Let’s transform some lines.
For each diagram, describe a translation, rotation, or reflection that takes line $\ell$ to line $\ell’$. Then plot and label $A’$ and $B’$, the images of $A$ and $B$.
Use a piece of tracing paper to trace lines $a$ and $b$ and point $K$. Then use that tracing paper to draw the images of the lines under the three different transformations listed.
As you perform each transformation, think about the question:
What is the image of two parallel lines under a rigid transformation?
Translate lines $a$ and $b$ 3 units up and 2 units to the right.
Rotate lines $a$ and $b$ counterclockwise 180 degrees using $K$ as the center of rotation.
What is the same in the original and the image?
Reflect lines $a$ and $b$ across line $h$.
When you rotate two parallel lines, sometimes the two original lines intersect their images and form a quadrilateral. What is the most specific thing you can say about this quadrilateral? Can it be a square? A rhombus? A rectangle that isn’t a square? Explain your reasoning.
On the diagram, draw the image of the line and points $A$, $C$, and $B$ after the line has been rotated 180 degrees around point $D$.

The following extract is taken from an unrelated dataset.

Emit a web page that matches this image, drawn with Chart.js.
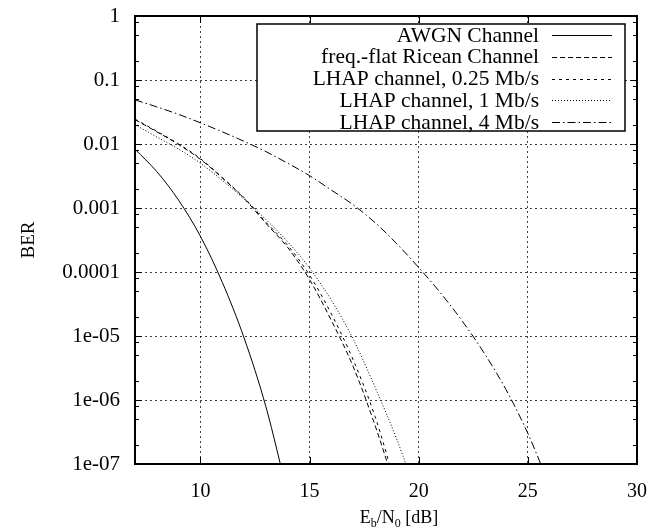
<!DOCTYPE html>
<html>
<head>
<meta charset="utf-8">
<script src="https://cdn.jsdelivr.net/npm/chart.js@4"></script>
<style>
  html, body { margin: 0; padding: 0; background: #fff; }
  #wrap { width: 657px; height: 529px; }
</style>
</head>
<body>
<div id="wrap"><canvas id="ber"></canvas></div>
<script>
// Eb/N0 sample points in dB (each curve uses the first n of them)
const ebno = [7, 8, 9, 10, 11, 12, 13, 14, 15, 16, 17, 18, 19, 20, 21, 22, 23, 24, 25, 26];

// bit error rates
const awgn = [8.3e-3, 3.7e-3, 1.32e-3, 3.6e-4, 6.9e-5, 9.3e-6, 7.8e-7, 3.3e-8];
const ricean = [2.4e-2, 1.55e-2, 9.8e-3, 5.75e-3, 2.95e-3, 1.41e-3, 5.75e-4, 2.4e-4, 7.6e-5, 1.74e-5, 3.3e-6, 4.0e-7, 3.5e-8];
const lhap025 = [2.45e-2, 1.58e-2, 1.0e-2, 5.9e-3, 3.0e-3, 1.45e-3, 6.0e-4, 2.6e-4, 8.9e-5, 2.2e-5, 4.2e-6, 5.5e-7, 4.0e-8];
const lhap1 = [2.0e-2, 1.29e-2, 8.3e-3, 5.0e-3, 2.7e-3, 1.38e-3, 6.6e-4, 2.95e-4, 1.15e-4, 3.6e-5, 8.9e-6, 1.58e-6, 2.4e-7, 2.7e-8];
const lhap4 = [4.9e-2, 3.8e-2, 2.9e-2, 2.14e-2, 1.55e-2, 1.1e-2, 7.6e-3, 5.0e-3, 3.2e-3, 1.9e-3, 1.12e-3, 5.9e-4, 2.75e-4, 1.17e-4, 4.7e-5, 1.7e-5, 5.4e-6, 1.45e-6, 3.0e-7, 4.5e-8];

const seriesNames = ['AWGN Channel', 'freq.-flat Ricean Channel', 'LHAP channel, 0.25 Mb/s', 'LHAP channel, 1 Mb/s', 'LHAP channel, 4 Mb/s'];

// axis ticks
const xTicks = [10, 15, 20, 25, 30];
const yTicks = [1e-7, 1e-6, 1e-5, 1e-4, 1e-3, 1e-2, 1e-1, 1];
const yTickLabels = ['1e-07', '1e-06', '1e-05', '0.0001', '0.001', '0.01', '0.1', '1'];
const yMinor = [2, 5, 8];

const FONT = '"Liberation Serif", "Times New Roman", serif';

function pts(arr) {
  return arr.map((v, i) => ({ x: ebno[i], y: v }));
}

function isDecade(v) {
  return yTicks.some(t => Math.abs(v / t - 1) < 1e-6);
}

// keep the plot box where the layout padding puts it
function noLabelPadding(s) {
  s.paddingLeft = s.paddingRight = s.paddingTop = s.paddingBottom = 0;
}

const dashes = [[], [5, 3], [3, 4], [1, 2], [8, 3, 1.5, 3]];
const series = [awgn, ricean, lhap025, lhap1, lhap4];

const datasets = series.map((s, i) => ({
  label: seriesNames[i],
  data: pts(s),
  borderColor: '#000',
  borderWidth: 1,
  borderDash: dashes[i],
  pointRadius: 0,
  fill: false,
  cubicInterpolationMode: 'monotone'
}));

// frame, inward tick marks and the key box
const framePlugin = {
  id: 'frame',
  afterDatasetsDraw(chart) {
    const ctx = chart.ctx;
    const a = chart.chartArea;
    const xs = chart.scales.x, ys = chart.scales.y;
    ctx.save();
    ctx.strokeStyle = '#000';
    ctx.lineWidth = 1;
    ctx.beginPath();
    xTicks.forEach(v => {
      const px = Math.round(xs.getPixelForValue(v)) + 0.5;
      ctx.moveTo(px, a.bottom); ctx.lineTo(px, a.bottom - 7);
      ctx.moveTo(px, a.top); ctx.lineTo(px, a.top + 7);
    });
    ys.ticks.forEach(t => {
      const len = isDecade(t.value) ? 7 : 4;
      const py = Math.round(ys.getPixelForValue(t.value)) + 0.5;
      ctx.moveTo(a.left, py); ctx.lineTo(a.left + len, py);
      ctx.moveTo(a.right, py); ctx.lineTo(a.right - len, py);
    });
    ctx.stroke();
    ctx.lineWidth = 2;
    ctx.strokeRect(a.left, a.top, a.right - a.left, a.bottom - a.top);

    // key
    const right = a.right - 12, top = a.top + 8;
    const left = right - 368, bottom = top + 107;
    ctx.fillStyle = '#fff';
    ctx.fillRect(left, top, right - left, bottom - top);
    ctx.lineWidth = 1.5;
    ctx.strokeRect(left, top, right - left, bottom - top);
    ctx.font = '21.5px ' + FONT;
    ctx.textAlign = 'right';
    ctx.textBaseline = 'middle';
    ctx.fillStyle = '#000';
    chart.data.datasets.forEach((ds, i) => {
      const y = top + 11 + i * 21.8;
      ctx.fillText(ds.label, right - 86, y + 1);
      ctx.lineWidth = 1;
      ctx.setLineDash(ds.borderDash);
      ctx.beginPath();
      ctx.moveTo(right - 73, Math.round(y) + 0.5);
      ctx.lineTo(right - 13, Math.round(y) + 0.5);
      ctx.stroke();
      ctx.setLineDash([]);
    });

    // x title with subscripts, centred a little right of the plot middle
    ctx.textAlign = 'left';
    ctx.textBaseline = 'alphabetic';
    const parts = [['E', 18, 0], ['b', 12, 4], ['/N', 18, 0], ['0', 12, 4], [' [dB]', 18, 0]];
    let w = 0;
    parts.forEach(p => { ctx.font = p[1] + 'px ' + FONT; w += ctx.measureText(p[0]).width; });
    let x = 399 - w / 2;
    parts.forEach(p => {
      ctx.font = p[1] + 'px ' + FONT;
      ctx.fillText(p[0], x, 522.5 + p[2]);
      x += ctx.measureText(p[0]).width;
    });

    ctx.font = '19px ' + FONT;
    ctx.textAlign = 'center';
    ctx.translate(34, (a.top + a.bottom) / 2);
    ctx.rotate(-Math.PI / 2);
    ctx.fillText('BER', 0, 0);
    ctx.restore();
  }
};

new Chart(document.getElementById('ber').getContext('2d'), {
  type: 'line',
  data: { datasets: datasets },
  options: {
    responsive: true,
    maintainAspectRatio: false,
    animation: false,
    events: [],
    layout: { padding: { top: 16, right: 20, left: 0, bottom: 0 } },
    plugins: { legend: { display: false }, tooltip: { enabled: false } },
    scales: {
      x: {
        type: 'linear',
        min: 7,
        max: 30,
        afterBuildTicks: s => { s.ticks = xTicks.map(v => ({ value: v })); },
        afterFit: s => { s.height = 65; noLabelPadding(s); },
        grid: {
          drawTicks: false,
          color: c => (c.tick && c.tick.value < 30 ? 'rgba(0,0,0,0.75)' : 'transparent'),
          lineWidth: 1
        },
        border: { display: false, dash: [2, 3] },
        ticks: {
          color: '#000',
          padding: 16,
          maxRotation: 0,
          autoSkip: false,
          font: { family: FONT, size: 20 }
        }
      },
      y: {
        type: 'logarithmic',
        min: 1e-7,
        max: 1,
        afterBuildTicks: s => {
          const t = [];
          yTicks.forEach((d, i) => {
            t.push({ value: d });
            if (i < yTicks.length - 1) yMinor.forEach(m => t.push({ value: d * m }));
          });
          s.ticks = t;
        },
        afterFit: s => { s.width = 135; noLabelPadding(s); },
        grid: {
          drawTicks: false,
          color: c => {
            const v = c.tick && c.tick.value;
            return v && isDecade(v) && v > 1.5e-7 && v < 0.9 ? 'rgba(0,0,0,0.75)' : 'transparent';
          },
          lineWidth: 1
        },
        border: { display: false, dash: [2, 3] },
        ticks: {
          color: '#000',
          padding: 15,
          autoSkip: false,
          font: { family: FONT, size: 21 },
          callback: v => {
            const i = yTicks.findIndex(t => Math.abs(v / t - 1) < 1e-6);
            return i >= 0 ? yTickLabels[i] : '';
          }
        }
      }
    }
  },
  plugins: [framePlugin]
});
</script>
</body>
</html>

Label the images of the points $A’$, $B’$, and $C’$.
What is the order of all seven points? Explain or show your reasoning.
Rotate the figure 180 degrees about point $C$. Label the image of $A$ as $A’$ and the image of $D$ as $D’$.
What do you know about the relationship between angle $CAD$ and angle $CA’D’$? Explain or show your reasoning.
Rotate the figure 180 degrees around $O$. Label the image of $A$ as $A’$ and the image of $D$ as $D’$.
What do you know about the relationship between the angles in the figure? Explain or show your reasoning.
Rigid transformations have the following properties:
A rigid transformation of a line is a line.
A rigid transformation of two parallel lines results in two parallel lines that are the same distance apart as the original two lines.
Sometimes, a rigid transformation takes a line to itself. For example:
A translation parallel to the line. The arrow shows a translation of line $m$ that will take $m$ to itself.
A rotation by $180^\circ$ around any point on the line. A $180^\circ$ rotation of line $m$ around point $F$ will take $m$ to itself.
A reflection across any line perpendicular to the line. A reflection of line $m$ across the dashed line will take $m$ to itself.
These facts let us make an important conclusion. If two lines intersect at a point, which we’ll call $O$, then a $180^\circ$ rotation of the lines with center $O$ shows that vertical angles are congruent. Here is an example:
Rotating both lines by $180^\circ$ around $O$ sends angle $AOC$ to angle $A’OC’$, proving that they have the same measure. The rotation also sends angle $AOC’$ to angle $A’OC$.
A pair of vertical angles is a pair of angles that are across from each other at the point where two lines intersect. There are two pairs of vertical angles.